### The request
Do not repeat pictures. Repeat exactly the lines of the listing below from its first line through the line with "const fills = ['#ffffff', '#c6c6c6', '#838383', '#3f3f3f'];".

### Data section
◆ ◆ ◆ ◆ ◆

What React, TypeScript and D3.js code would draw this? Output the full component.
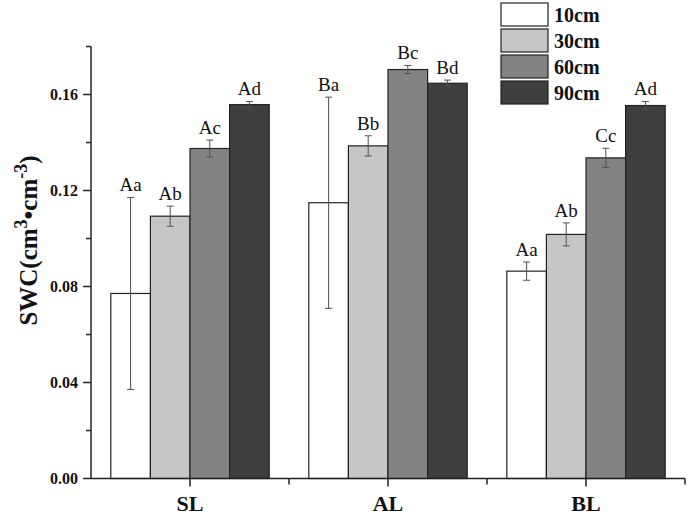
import * as d3 from 'd3';

// soil water content by land type and depth
const sites = ['SL', 'AL', 'BL'];
const depths = ['10cm', '30cm', '60cm', '90cm'];
const fills = ['#ffffff', '#c6c6c6', '#838383', '#3f3f3f'];

const swc10 = [0.0771, 0.1149, 0.0864];
const swc30 = [0.1093, 0.1386, 0.1017];
const swc60 = [0.1375, 0.1704, 0.1336];
const swc90 = [0.1558, 0.1647, 0.1554];

const err10 = [0.04, 0.044, 0.0038];
const err30 = [0.0042, 0.0042, 0.0048];
const err60 = [0.0035, 0.0017, 0.004];
const err90 = [0.0013, 0.0013, 0.0017];

const lab10 = ['Aa', 'Ba', 'Aa'];
const lab30 = ['Ab', 'Bb', 'Ab'];
const lab60 = ['Ac', 'Bc', 'Cc'];
const lab90 = ['Ad', 'Bd', 'Ad'];

const majorTicks = [0, 0.04, 0.08, 0.12, 0.16];
const minorTicks = [0.02, 0.06, 0.1, 0.14, 0.18];

const W = 692;
const H = 517;
const left = 91;
const right = 685;
const bottom = 478.5;
const top = 46.5;
const serif = '"Liberation Serif", "Times New Roman", serif';

export default function App() {
  const values = [swc10, swc30, swc60, swc90];
  const errors = [err10, err30, err60, err90];
  const labels = [lab10, lab30, lab60, lab90];

  const y = d3.scaleLinear().domain([0, 0.18]).range([bottom, top]);
  const x0 = d3.scaleBand<string>().domain(sites).range([left, right]).padding(0);
  const x1 = d3
    .scaleBand<string>()
    .domain(depths)
    .range([x0.bandwidth() * 0.1, x0.bandwidth() * 0.9])
    .padding(0);
  const bw = x1.bandwidth();

  const bars = sites.flatMap((s, i) =>
    depths.map((d, j) => ({
      key: `${s}-${d}`,
      x: (x0(s) ?? 0) + (x1(d) ?? 0),
      v: values[j][i],
      e: errors[j][i],
      label: labels[j][i],
      fill: fills[j],
    })),
  );

  const boundaries = sites.map((s) => (x0(s) ?? 0) + x0.bandwidth());

  return (
    <div style={{ position: 'absolute', left: 0, top: 0 }}>
      <svg width={W} height={H} viewBox={`0 0 ${W} ${H}`} style={{ display: 'block', background: '#fff' }}>
        {bars.map((b) => {
          const cx = b.x + bw / 2;
          const yt = y(b.v + b.e);
          const yb = y(b.v - b.e);
          return (
            <g key={b.key}>
              <rect x={b.x} y={y(b.v)} width={bw} height={bottom - y(b.v)} fill={b.fill} stroke="#222" strokeWidth={1.2} />
              <g stroke="#505050" strokeWidth={1}>
                <line x1={cx} x2={cx} y1={yt} y2={yb} />
                <line x1={cx - 3.5} x2={cx + 3.5} y1={yt} y2={yt} />
                <line x1={cx - 3.5} x2={cx + 3.5} y1={yb} y2={yb} />
              </g>
              <text x={cx} y={yt - 6} textAnchor="middle" fontFamily={serif} fontSize={19} fill="#111">
                {b.label}
              </text>
            </g>
          );
        })}

        {/* y axis */}
        <line x1={left} x2={left} y1={top} y2={bottom} stroke="#222" strokeWidth={1.5} />
        {majorTicks.map((t) => (
          <g key={`M${t}`}>
            <line x1={left - 8} x2={left} y1={y(t)} y2={y(t)} stroke="#222" strokeWidth={1.5} />
            <text
              x={left - 13}
              y={y(t)}
              dy="0.35em"
              textAnchor="end"
              fontFamily={serif}
              fontWeight="bold"
              fontSize={16}
              fill="#111"
            >
              {t.toFixed(2)}
            </text>
          </g>
        ))}
        {minorTicks.map((t) => (
          <line key={`m${t}`} x1={left - 5} x2={left} y1={y(t)} y2={y(t)} stroke="#222" strokeWidth={1.5} />
        ))}

        {/* x axis */}
        <line x1={left} x2={right} y1={bottom} y2={bottom} stroke="#222" strokeWidth={1.5} />
        {sites.map((s) => {
          const cx = (x0(s) ?? 0) + x0.bandwidth() / 2;
          return (
            <g key={s}>
              <line x1={cx} x2={cx} y1={bottom} y2={bottom + 8} stroke="#222" strokeWidth={1.5} />
              <text x={cx} y={511} textAnchor="middle" fontFamily={serif} fontWeight="bold" fontSize={22} fill="#111">
                {s}
              </text>
            </g>
          );
        })}
        {boundaries.map((bx) => (
          <line key={bx} x1={bx} x2={bx} y1={bottom} y2={bottom + 6} stroke="#222" strokeWidth={1.5} />
        ))}

        {/* y title */}
        <text
          transform={`translate(37,${(top + bottom) / 2 - 22}) rotate(-90)`}
          textAnchor="middle"
          fontFamily={serif}
          fontWeight="bold"
          fontSize={25}
          fill="#111"
        >
          SWC(cm<tspan dy={-10} fontSize={18}>3</tspan>
          <tspan dy={10}>•cm</tspan>
          <tspan dy={-10} fontSize={18}>-3</tspan>
          <tspan dy={10}>)</tspan>
        </text>

        {/* legend */}
        {depths.map((d, j) => (
          <g key={d} transform={`translate(501,${3 + j * 26})`}>
            <rect width={47} height={23} fill={fills[j]} stroke="#222" strokeWidth={1.2} />
            <text x={53} y={18.5} fontFamily={serif} fontWeight="bold" fontSize={20} fill="#111">
              {d}
            </text>
          </g>
        ))}
      </svg>
    </div>
  );
}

◆ ◆ ◆ ◆ ◆

### Expected answer
What React, TypeScript and D3.js code would draw this? Output the full component.
import * as d3 from 'd3';

// soil water content by land type and depth
const sites = ['SL', 'AL', 'BL'];
const depths = ['10cm', '30cm', '60cm', '90cm'];
const fills = ['#ffffff', '#c6c6c6', '#838383', '#3f3f3f'];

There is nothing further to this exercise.